§ **WHAT YOU ARE ASKED TO DO**: Starting at the first line of the data, please print exactly those lines through the one that holds "const monthsPerTick = 11;", omitting every picture.

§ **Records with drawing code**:
*-*-*
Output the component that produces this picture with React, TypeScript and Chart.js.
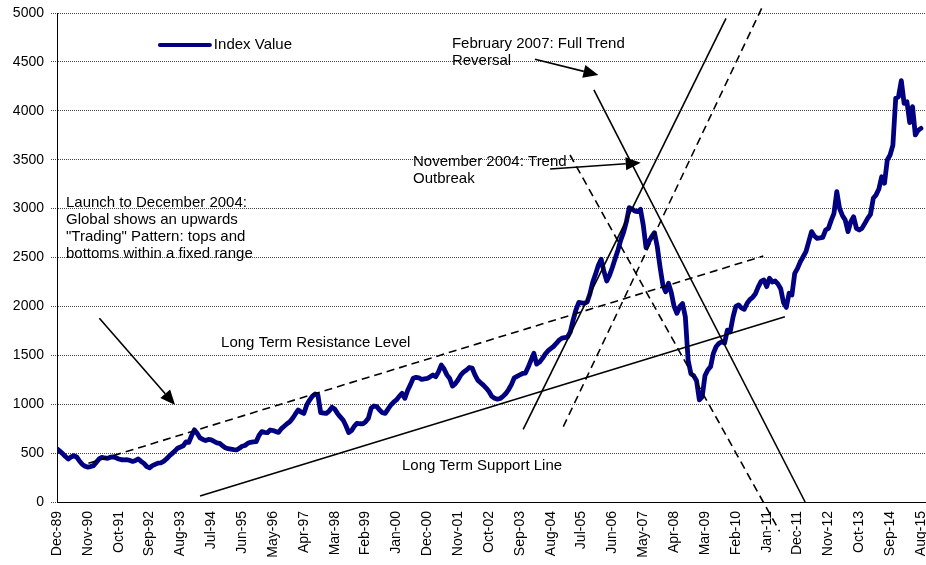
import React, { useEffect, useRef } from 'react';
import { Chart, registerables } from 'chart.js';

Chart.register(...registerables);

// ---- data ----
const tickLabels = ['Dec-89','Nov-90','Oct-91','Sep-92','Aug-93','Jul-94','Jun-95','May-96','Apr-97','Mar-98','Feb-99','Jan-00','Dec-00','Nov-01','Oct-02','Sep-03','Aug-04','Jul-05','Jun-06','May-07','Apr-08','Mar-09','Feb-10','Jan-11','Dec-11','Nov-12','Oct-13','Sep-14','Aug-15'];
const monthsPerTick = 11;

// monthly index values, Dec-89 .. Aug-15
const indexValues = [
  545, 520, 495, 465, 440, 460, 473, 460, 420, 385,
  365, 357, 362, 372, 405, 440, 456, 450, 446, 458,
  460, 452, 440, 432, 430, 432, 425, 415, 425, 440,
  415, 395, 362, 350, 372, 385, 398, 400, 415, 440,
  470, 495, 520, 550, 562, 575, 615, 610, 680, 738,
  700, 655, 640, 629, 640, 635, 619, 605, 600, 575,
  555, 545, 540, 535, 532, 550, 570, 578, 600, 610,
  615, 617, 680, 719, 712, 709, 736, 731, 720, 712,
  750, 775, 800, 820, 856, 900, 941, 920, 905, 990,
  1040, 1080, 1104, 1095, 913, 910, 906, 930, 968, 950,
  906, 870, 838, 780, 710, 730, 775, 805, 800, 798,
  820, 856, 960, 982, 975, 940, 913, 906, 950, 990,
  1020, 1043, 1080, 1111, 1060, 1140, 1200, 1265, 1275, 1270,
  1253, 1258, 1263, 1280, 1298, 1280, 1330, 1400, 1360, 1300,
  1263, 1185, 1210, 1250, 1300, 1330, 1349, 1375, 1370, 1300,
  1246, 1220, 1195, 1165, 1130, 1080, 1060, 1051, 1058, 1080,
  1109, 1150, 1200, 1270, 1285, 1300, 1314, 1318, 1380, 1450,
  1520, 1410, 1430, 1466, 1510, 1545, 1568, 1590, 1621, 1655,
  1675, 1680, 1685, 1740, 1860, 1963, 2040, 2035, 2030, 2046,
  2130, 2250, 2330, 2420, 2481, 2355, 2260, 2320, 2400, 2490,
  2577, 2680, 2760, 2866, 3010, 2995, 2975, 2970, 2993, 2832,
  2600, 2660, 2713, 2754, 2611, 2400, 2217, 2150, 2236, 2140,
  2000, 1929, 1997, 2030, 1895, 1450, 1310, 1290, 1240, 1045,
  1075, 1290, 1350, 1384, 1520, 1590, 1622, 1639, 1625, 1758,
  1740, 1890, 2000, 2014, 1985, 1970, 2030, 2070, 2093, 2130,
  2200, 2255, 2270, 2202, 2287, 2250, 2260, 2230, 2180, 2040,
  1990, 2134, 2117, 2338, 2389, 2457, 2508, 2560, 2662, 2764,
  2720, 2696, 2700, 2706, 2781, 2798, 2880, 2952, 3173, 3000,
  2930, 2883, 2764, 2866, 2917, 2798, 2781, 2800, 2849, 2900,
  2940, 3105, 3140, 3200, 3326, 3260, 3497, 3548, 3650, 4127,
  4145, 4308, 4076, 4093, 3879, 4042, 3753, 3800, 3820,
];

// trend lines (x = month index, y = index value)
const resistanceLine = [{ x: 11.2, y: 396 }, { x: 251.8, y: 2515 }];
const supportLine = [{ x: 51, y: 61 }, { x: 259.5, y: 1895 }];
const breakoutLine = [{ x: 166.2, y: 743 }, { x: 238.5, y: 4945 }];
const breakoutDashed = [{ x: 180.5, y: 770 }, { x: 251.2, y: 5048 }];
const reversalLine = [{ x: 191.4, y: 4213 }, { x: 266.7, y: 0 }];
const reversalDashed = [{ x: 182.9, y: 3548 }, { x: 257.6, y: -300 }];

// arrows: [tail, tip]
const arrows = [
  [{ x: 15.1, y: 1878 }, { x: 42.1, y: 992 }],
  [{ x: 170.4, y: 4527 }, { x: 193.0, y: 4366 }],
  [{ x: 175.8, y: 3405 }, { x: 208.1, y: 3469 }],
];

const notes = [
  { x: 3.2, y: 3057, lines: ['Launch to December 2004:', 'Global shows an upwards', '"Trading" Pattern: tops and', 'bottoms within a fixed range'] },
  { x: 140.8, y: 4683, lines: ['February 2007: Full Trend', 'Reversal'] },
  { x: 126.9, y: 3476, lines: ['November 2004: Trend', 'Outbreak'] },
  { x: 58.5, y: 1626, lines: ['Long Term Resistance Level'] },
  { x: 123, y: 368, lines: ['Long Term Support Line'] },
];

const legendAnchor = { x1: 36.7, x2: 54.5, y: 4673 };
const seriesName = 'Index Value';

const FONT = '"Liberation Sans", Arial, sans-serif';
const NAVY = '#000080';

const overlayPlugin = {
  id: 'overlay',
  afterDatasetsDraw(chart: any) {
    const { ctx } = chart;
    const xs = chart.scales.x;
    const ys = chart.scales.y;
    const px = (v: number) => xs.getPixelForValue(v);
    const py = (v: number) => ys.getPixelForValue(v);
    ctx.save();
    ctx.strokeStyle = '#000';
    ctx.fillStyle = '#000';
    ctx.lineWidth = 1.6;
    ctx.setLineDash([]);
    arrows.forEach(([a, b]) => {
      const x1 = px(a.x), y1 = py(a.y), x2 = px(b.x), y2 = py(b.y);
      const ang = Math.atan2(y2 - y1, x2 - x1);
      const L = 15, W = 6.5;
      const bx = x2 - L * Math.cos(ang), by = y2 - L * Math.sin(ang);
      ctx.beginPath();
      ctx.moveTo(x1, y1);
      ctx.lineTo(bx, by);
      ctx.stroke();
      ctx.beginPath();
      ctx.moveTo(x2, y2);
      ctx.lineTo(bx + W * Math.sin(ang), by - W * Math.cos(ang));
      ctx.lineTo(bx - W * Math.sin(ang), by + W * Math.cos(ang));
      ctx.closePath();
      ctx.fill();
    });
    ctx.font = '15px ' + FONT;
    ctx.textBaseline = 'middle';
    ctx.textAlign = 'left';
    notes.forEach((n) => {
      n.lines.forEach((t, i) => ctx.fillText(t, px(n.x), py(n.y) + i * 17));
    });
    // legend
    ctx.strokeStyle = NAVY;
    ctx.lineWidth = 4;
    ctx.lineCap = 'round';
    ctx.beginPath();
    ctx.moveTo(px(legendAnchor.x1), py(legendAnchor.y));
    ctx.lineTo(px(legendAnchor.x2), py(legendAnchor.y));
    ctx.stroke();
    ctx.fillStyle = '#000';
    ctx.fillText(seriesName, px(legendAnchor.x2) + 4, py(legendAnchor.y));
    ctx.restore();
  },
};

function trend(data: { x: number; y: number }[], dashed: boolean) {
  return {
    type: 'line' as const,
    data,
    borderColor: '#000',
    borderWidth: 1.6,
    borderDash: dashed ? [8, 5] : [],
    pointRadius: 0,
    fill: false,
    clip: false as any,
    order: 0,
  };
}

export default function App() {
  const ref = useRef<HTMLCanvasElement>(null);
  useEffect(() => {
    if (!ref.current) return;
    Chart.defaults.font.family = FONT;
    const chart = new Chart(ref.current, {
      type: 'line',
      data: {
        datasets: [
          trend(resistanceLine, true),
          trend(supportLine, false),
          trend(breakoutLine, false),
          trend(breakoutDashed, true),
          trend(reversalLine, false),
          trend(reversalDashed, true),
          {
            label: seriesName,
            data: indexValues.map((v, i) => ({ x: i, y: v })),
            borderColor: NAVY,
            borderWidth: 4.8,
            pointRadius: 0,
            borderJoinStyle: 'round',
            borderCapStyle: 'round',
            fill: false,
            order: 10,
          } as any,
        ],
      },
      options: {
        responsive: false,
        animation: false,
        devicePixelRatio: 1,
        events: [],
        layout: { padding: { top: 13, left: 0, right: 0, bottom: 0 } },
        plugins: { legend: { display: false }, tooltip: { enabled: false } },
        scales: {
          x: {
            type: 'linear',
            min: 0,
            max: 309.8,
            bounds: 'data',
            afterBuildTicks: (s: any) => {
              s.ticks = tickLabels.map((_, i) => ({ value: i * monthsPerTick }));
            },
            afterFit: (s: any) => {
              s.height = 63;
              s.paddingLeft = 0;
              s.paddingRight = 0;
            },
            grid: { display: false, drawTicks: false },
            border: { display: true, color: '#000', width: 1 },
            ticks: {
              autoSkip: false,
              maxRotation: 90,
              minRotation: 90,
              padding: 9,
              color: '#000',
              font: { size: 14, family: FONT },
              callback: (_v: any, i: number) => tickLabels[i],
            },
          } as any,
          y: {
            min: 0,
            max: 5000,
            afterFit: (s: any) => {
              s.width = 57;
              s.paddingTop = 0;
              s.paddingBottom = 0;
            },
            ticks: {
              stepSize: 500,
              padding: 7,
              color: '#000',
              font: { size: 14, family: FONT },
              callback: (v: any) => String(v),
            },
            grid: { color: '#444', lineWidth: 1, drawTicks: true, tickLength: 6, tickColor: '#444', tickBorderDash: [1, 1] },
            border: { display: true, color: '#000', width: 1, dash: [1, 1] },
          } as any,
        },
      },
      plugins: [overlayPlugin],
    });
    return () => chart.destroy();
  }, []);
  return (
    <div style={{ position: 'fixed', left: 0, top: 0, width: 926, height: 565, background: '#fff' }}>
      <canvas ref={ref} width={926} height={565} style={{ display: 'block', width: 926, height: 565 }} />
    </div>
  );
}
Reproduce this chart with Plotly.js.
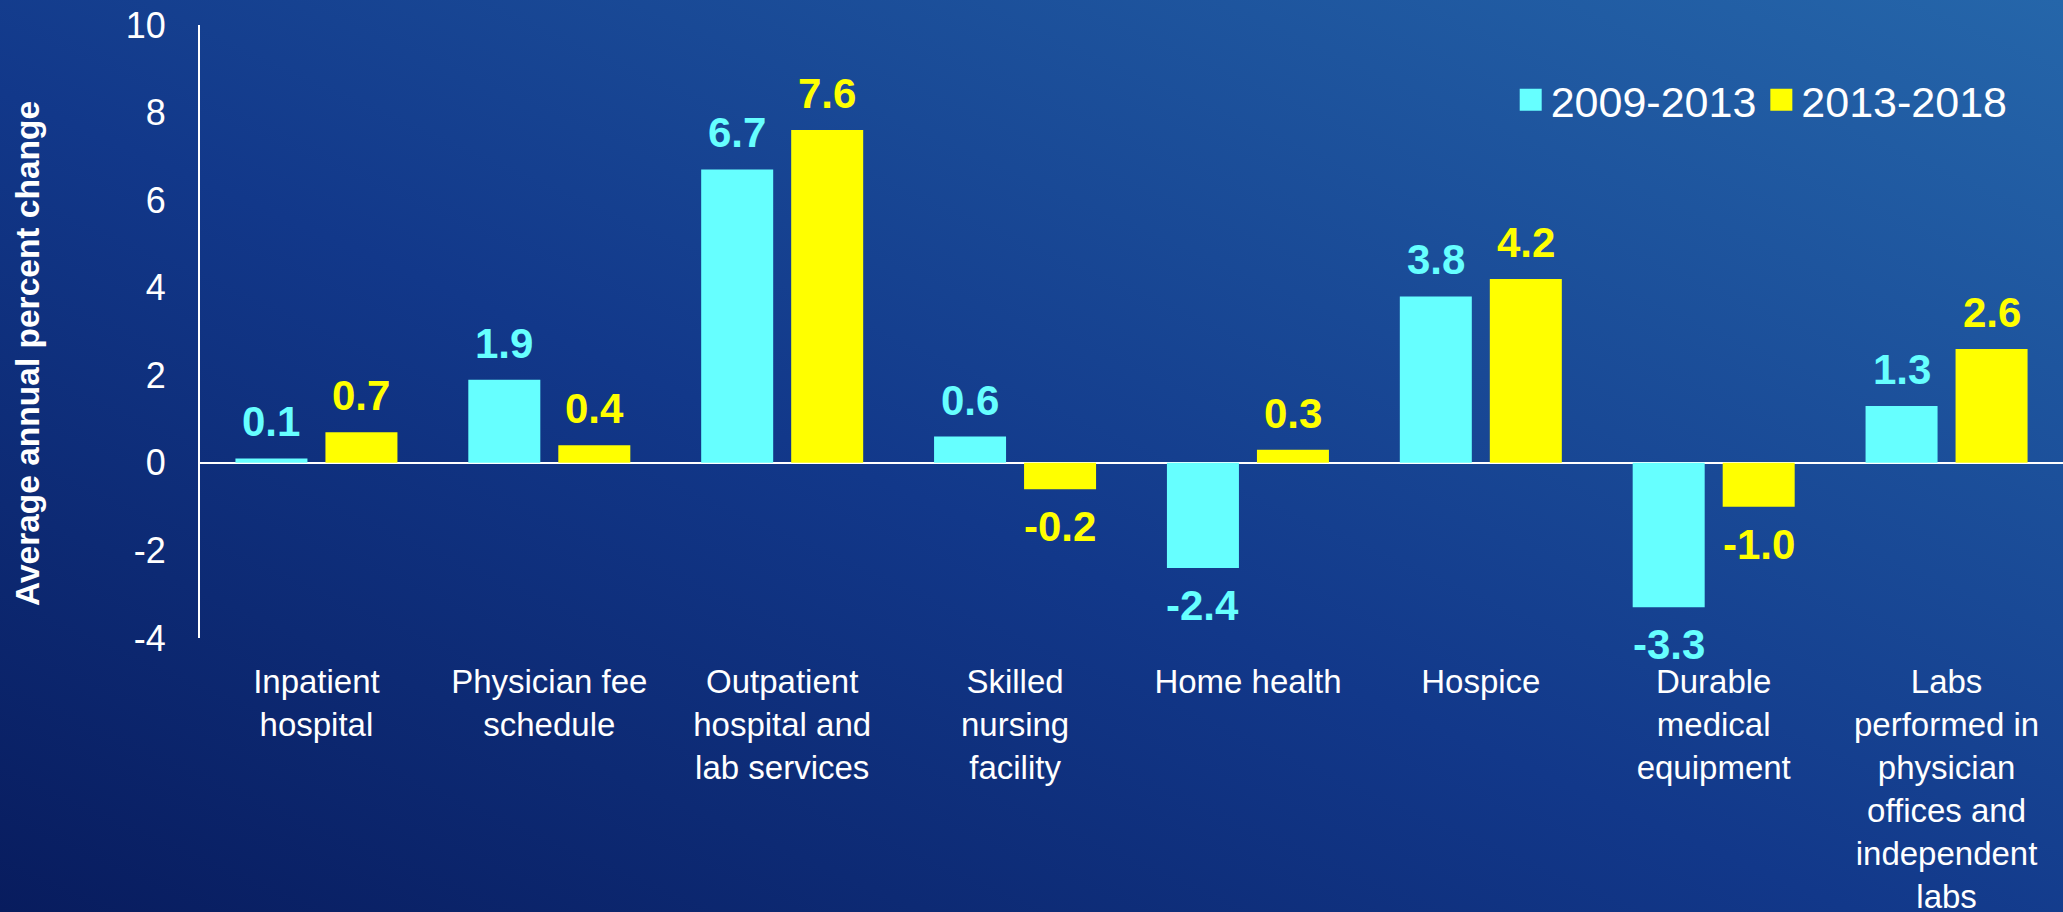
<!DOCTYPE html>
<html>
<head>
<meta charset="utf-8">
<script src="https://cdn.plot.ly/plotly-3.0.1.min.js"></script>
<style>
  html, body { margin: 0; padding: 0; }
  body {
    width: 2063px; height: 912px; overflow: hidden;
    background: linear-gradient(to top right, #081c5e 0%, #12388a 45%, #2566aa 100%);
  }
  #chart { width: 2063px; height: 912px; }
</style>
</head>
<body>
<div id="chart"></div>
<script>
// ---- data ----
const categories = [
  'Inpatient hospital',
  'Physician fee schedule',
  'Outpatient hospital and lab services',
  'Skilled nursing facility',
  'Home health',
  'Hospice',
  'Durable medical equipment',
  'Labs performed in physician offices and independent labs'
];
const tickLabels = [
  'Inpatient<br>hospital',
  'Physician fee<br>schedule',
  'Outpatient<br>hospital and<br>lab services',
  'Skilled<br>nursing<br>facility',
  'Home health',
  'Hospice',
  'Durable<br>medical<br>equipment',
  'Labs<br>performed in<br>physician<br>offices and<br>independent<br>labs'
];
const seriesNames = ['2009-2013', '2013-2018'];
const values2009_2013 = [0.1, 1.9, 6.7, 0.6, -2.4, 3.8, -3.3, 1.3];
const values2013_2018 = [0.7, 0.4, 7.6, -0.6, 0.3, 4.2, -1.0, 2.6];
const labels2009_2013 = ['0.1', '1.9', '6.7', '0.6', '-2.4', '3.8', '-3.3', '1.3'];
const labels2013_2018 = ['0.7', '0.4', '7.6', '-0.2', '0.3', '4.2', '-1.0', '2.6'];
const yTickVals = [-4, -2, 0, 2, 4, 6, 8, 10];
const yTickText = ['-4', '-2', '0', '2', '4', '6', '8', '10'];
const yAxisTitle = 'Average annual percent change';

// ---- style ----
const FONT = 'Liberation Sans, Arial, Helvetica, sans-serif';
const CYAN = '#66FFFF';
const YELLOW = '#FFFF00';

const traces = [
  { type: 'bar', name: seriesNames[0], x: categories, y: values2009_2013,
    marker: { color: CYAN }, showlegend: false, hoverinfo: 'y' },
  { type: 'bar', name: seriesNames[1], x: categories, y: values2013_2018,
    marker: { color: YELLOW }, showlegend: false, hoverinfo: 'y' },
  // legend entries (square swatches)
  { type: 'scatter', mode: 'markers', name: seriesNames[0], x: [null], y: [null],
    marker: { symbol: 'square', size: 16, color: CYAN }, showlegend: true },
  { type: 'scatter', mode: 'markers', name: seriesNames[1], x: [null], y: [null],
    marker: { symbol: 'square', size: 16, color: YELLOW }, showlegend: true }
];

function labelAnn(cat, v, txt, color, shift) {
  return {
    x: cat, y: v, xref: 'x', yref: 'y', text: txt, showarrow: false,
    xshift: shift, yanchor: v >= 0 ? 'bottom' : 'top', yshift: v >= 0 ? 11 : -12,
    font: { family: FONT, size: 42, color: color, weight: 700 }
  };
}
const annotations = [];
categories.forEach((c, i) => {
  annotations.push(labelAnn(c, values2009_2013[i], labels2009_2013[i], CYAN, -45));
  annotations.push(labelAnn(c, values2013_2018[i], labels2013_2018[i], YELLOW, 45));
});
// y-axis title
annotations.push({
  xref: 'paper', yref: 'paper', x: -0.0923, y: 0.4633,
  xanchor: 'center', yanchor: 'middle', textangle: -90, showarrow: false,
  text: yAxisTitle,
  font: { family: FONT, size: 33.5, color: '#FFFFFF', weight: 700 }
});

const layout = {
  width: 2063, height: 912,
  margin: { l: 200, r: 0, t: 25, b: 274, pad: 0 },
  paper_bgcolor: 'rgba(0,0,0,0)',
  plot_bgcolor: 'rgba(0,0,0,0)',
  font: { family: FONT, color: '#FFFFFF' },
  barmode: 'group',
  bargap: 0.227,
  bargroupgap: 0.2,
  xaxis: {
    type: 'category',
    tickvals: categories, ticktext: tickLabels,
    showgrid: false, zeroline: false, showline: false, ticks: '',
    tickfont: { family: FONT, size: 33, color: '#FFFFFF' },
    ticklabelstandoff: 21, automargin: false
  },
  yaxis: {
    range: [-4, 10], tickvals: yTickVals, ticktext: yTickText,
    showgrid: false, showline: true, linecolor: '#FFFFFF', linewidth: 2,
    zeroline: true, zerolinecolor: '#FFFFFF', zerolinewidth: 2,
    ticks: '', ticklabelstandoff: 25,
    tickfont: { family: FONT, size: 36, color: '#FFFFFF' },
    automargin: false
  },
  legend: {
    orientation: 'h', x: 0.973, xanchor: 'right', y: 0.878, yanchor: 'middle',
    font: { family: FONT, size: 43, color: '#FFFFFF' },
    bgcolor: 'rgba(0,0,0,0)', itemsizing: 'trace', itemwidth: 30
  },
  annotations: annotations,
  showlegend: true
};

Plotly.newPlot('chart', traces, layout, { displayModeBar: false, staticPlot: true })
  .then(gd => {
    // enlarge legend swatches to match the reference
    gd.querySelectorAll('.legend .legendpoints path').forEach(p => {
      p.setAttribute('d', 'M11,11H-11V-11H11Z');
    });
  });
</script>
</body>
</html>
*-*-*
§ **WORKED SOLUTION**:
Output the component that produces this picture with React, TypeScript and Chart.js.
import React, { useEffect, useRef } from 'react';
import { Chart, registerables } from 'chart.js';

Chart.register(...registerables);

// ---- data ----
const tickLabels = ['Dec-89','Nov-90','Oct-91','Sep-92','Aug-93','Jul-94','Jun-95','May-96','Apr-97','Mar-98','Feb-99','Jan-00','Dec-00','Nov-01','Oct-02','Sep-03','Aug-04','Jul-05','Jun-06','May-07','Apr-08','Mar-09','Feb-10','Jan-11','Dec-11','Nov-12','Oct-13','Sep-14','Aug-15'];
const monthsPerTick = 11;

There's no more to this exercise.